Friday, January 30, 2026

BRAIN ROBBERS FROM OUTER SPACE (2004)

 

PHENOMENALITY: *marvelous* 
MYTHICITY: *poor*
FRYEAN MYTHOS: *drama*
CAMPBELLIAN FUNCTION: *metaphysical*

Why would anyone make a schlock-movie tribute to PLAN 9 FROM OUTER SPACE that lasts THREE AND A HALF HOURS, and why would anyone watch it? I can't answer the first question, but I have a partial answer to the second. In my case, I was looking for something mindless to play in the background while I worked on a fairly involved couple of blogposts. So I checked out the first few minutes of BRAIN ROBBERS FROM OUTER SPACE, whose title is a callout to PLAN's unused original title, "Grave Robbers from Outer Space. As soon as I heard director/co-writer Garland Hewitt trying to finesse his story of invading, zombie-making aliens with faux-learned references about HP Lovecraft, Aleister Crowley and the Illuminati, I knew I'd found my ideal timewaster.

I can also guess at the reason why Hewitt undertook the project: in the hope of garnering publicity for his career (which from looking at his credits on IMDB does not seem to have gone anywhere much). If one appreciates the degree of work it takes to put together just an average hour-and-half DTV flick, one has to give Hewitt some credit for persistence. The most detailed online review of this turkey asserts that Hewitt spent TEN YEARS compiling almost four hours of shot-on-video scenes with amateur actors, while IMDB estimates that his budget might have been about a thousand bucks. IMDB also carries a publicity line about how all of the assorted "actors" had "one degree of" links to Ed Wood. More like "one degree of links to COPS." That's what ROBBERS looks like; endless scenes of people sitting around tacky houses or trailers having meaningless conversations, occasionally interrupted by aliens, who also have a lot of meaningless conversations. The very tenuous connections to PLAN are that (a) head alien Morphea, who seems to be a fellow in drag, claims to be the granddaughter of the original two aliens, and that she's again reviving corpses in order to conquer Earth, and (b) one of the humans opposing Morphea is supposed to be an older version of "Officer Jamey," a support-character from PLAN. He's played by the only professional actor in the troupe, Conrad Brooks, who turned his reputation for having been in six Ed Wood movies into a long-term career of "so-bad-they-might-be-good" DTV movies. To say that he's the best actor in this movie, though, is no compliment. Brooks had about as much competition from the other players as he did from pieces of inanimate furniture.

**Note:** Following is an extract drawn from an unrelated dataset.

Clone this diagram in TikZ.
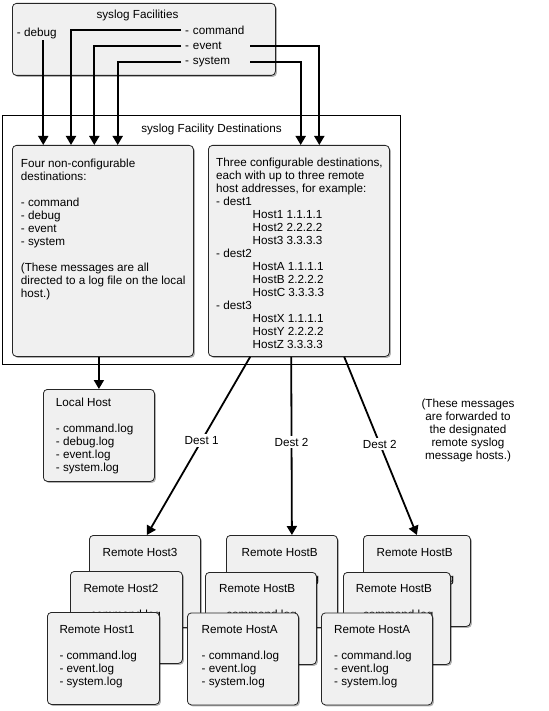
\documentclass[tikz,border=0pt]{standalone}
\usepackage{fontspec}
\setmainfont{Liberation Sans}
\usetikzlibrary{arrows.meta,shadows}
\newcommand{\fs}{\fontsize{11.7}{13}\selectfont}
\begin{document}
\begin{tikzpicture}[x=1pt,y=-1pt,
  box/.style={draw=black!85, fill=black!6, rounded corners=4pt, line width=0.8pt, anchor=north west, inner sep=0,
    drop shadow={shadow xshift=1.5pt, shadow yshift=-1.5pt, opacity=0.3, fill=black}},
  frame/.style={draw=black, line width=0.8pt, anchor=north west, inner sep=0},
  lbl/.style={inner sep=0, font=\fs},
  txt/.style={inner sep=0, font=\fs, anchor=north west, align=left},
  arr/.style={line width=1.8pt, -{Triangle[width=10pt,length=9pt]}},
  dlbl/.style={fill=white, inner sep=2pt, font=\fs}
]
\useasboundingbox (0,0) rectangle (548,711);

% facilities
\node[box, minimum width=263, minimum height=72] (fac) at (12,3) {};
\node[lbl, anchor=base] (factitle) at (137.5,19) {syslog Facilities};
\node[lbl, anchor=base west] (dbg) at (16.7,36.5) {- debug};
\node[lbl, anchor=base west, inner xsep=3pt, text width=62pt, align=left] (cmd) at (182,34.5) {- command};
\node[lbl, anchor=base west, inner xsep=3pt, text width=62pt, align=left] (evt) at (182,49.5) {- event};
\node[lbl, anchor=base west, inner xsep=3pt, text width=62pt, align=left] (sys) at (182,64.5) {- system};

% destinations frame
\node[frame, minimum width=398, minimum height=249] (dest) at (2,115) {};
\node[lbl, anchor=base] (desttitle) at (211.5,133) {syslog Facility Destinations};

\node[box, minimum width=181, minimum height=211] (left) at (12,145) {};
\node[txt] (lefttxt) at (20.7,157.9) {\strut Four non-configurable\\ destinations:\\[13pt]
- command\\ - debug\\ - event\\ - system\\[13pt]
(These messages are all\\ directed to a log file on the local\\ host.)};

\node[box, minimum width=181, minimum height=211] (right) at (208,145) {};
\node[txt] (righttxt) at (216,157.5) {\strut Three configurable destinations,\\
each with up to three remote\\ host addresses, for example:\\
- dest1\\ \hspace*{36.5pt}Host1 1.1.1.1\\ \hspace*{36.5pt}Host2 2.2.2.2\\ \hspace*{36.5pt}Host3 3.3.3.3\\
- dest2\\ \hspace*{36.5pt}HostA 1.1.1.1\\ \hspace*{36.5pt}HostB 2.2.2.2\\ \hspace*{36.5pt}HostC 3.3.3.3\\
- dest3\\ \hspace*{36.5pt}HostX 1.1.1.1\\ \hspace*{36.5pt}HostY 2.2.2.2\\ \hspace*{36.5pt}HostZ 3.3.3.3};

% local host
\node[box, minimum width=111, minimum height=92] (local) at (43,389) {};
\node[txt] (localtxt) at (55.7,397.4) {\strut Local Host\\[13pt] - command.log\\ - debug.log\\ - event.log\\ - system.log};

% note
\node[lbl, anchor=north, align=center] (note) at (468,398) {\strut(These messages\\ are forwarded to\\ the designated\\ remote syslog\\ message hosts.)};

% stack 1
\node[box, minimum width=111, minimum height=92] (h3) at (89,535) {};
\node[txt] (h3t) at (102.5,547) {\strut Remote Host3};
\node[box, minimum width=112, minimum height=92] (h2) at (70,571) {};
\node[txt] (h2t) at (83.3,583) {\strut Remote Host2\\[13pt] - command.log};
\node[box, minimum width=112, minimum height=92] (h1) at (47,612) {};
\node[txt] (h1t) at (59.3,624) {\strut Remote Host1\\[13pt] - command.log\\ - event.log\\ - system.log};

% stack 2
\node[box, minimum width=111, minimum height=92] (b2) at (226,535) {};
\node[txt] (b2t) at (241.5,547) {\strut Remote HostB\\[13pt] - command.log};
\node[box, minimum width=111, minimum height=92] (m2) at (205,572) {};
\node[txt] (m2t) at (219,583.5) {\strut Remote HostB\\[13pt] - command.log};
\node[box, minimum width=111, minimum height=92] (a2) at (187,612.5) {};
\node[txt] (a2t) at (201.5,624.5) {\strut Remote HostA\\[13pt] - command.log\\ - event.log\\ - system.log};

% stack 3
\node[box, minimum width=107, minimum height=91] (b3) at (363,535) {};
\node[txt] (b3t) at (376.5,547) {\strut Remote HostB\\[13pt] - command.log};
\node[box, minimum width=107, minimum height=92] (m3) at (343,572) {};
\node[txt] (m3t) at (355.7,583.5) {\strut Remote HostB\\[13pt] - command.log};
\node[box, minimum width=111, minimum height=92] (a3) at (321,612.5) {};
\node[txt] (a3t) at (334,624.5) {\strut Remote HostA\\[13pt] - command.log\\ - event.log\\ - system.log};

% facility arrows
\draw[arr] ([xshift=6.5pt,yshift=-1pt]dbg.south) -- ([xshift=6.5pt]dbg.south |- left.north);
\draw[arr] ([xshift=-1pt]cmd.west) -| ([xshift=59pt]left.north west);
\draw[arr] ([xshift=-1pt]evt.west) -| ([xshift=82.3pt]left.north west);
\draw[arr] ([xshift=-1pt]sys.west) -| ([xshift=105.7pt]left.north west);
\draw[arr] (evt.east) -| ([xshift=111.3pt]right.north west);
\draw[arr] (sys.east) -| ([xshift=92.7pt]right.north west);

% local
\draw[arr] (local.north |- left.south) -- (local.north);

% dest arrows
\draw[arr] ([xshift=-48.7pt]right.south) -- node[dlbl, pos=0.47] (d1) {Dest 1} ([xshift=2pt]h3.north);
\draw[arr] ([xshift=-7.7pt]right.south) -- node[dlbl, pos=0.48] (d2) {Dest 2} ([xshift=10pt]b2.north);
\draw[arr] ([xshift=45.3pt]right.south) -- node[dlbl, pos=0.49] (d3) {Dest 2} (b3.north);
\end{tikzpicture}
\end{document}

Here the highlights that I bothered to scribble down:

At one point, some fishermen find a canister on a downed flying saucer. They take the canister for examination to a scientist, who analyzed it with what sounded like a "morphic resonance" machine. Hey, it's one thing to pick on the long-dead Aleister Crowley, but Rupert Sheldrake is still alive!

Since Hewitt must've felt the film needed someone to be his sequel's "Vampira," Morphea takes it into her head to change an ordinary Earth-girl named Lilith (Lara Stewart) into a bloodsucker. This she does with some mumbo-jumbo about a serpentine spirit related (I think) to the Lilith of Jewish legend. Later this action bites Morphea (is her name another Sheldrake reference?) in the ass because Lilith turns on the head alien, beats her down and kills her near the climax.

Aged Officer Jamey (who has in his house a framed photo of a younger Brooks with Bela Lugosi) is joined by various forgettable allies, one being a young policewoman, Mary (Raye Ramsey), whose big scene consists of bitch-slapping some guy-- which was more action that we get from all the desultory zombie-killing moments.

A gypsy fortuneteller utters lines from both THE WOLF MAN and GLEN AND GLENDA.

And finally, Hewitt tries to come up with a few Wood-like malapropisms, the chief one being, "prostitution may be the world's oldest profession, but grave robbing probably runs a close second."

But in truth, Hewitt's homage has nearly nothing in common with the oeuvre of Ed Wood. Wood had a fetish about female clothing and was only able to grind out his dimestore movies thanks to a cast of eccentrics. But in truth his most famous works are very "Hollywood" in the TYPE of stories he told, as opposed to his ability to tell them. To be sure, I've seen none of Wood's porno work, but it looks to me like he did those films to pay his bills, and that he'd much rather have been directing B-westerns. If Hewitt's messterpiece resembles any low-budget auteur's movies, ROBBERS resembles a much longer version of a Ray Dennis Steckler flick. But even this comparison fails to some extent, for the partisans of Steckler (not me) sometimes argue that all the people in his films look like they're having a good time with their schlock. Maybe that was true of the multitudinous members of the ROBBERS cast, or at least of a few, like the two dudes aping the Tarantino hitmen from PULP FICTION. But if so, the performers don't transmit any of their glee to the lens of the camera.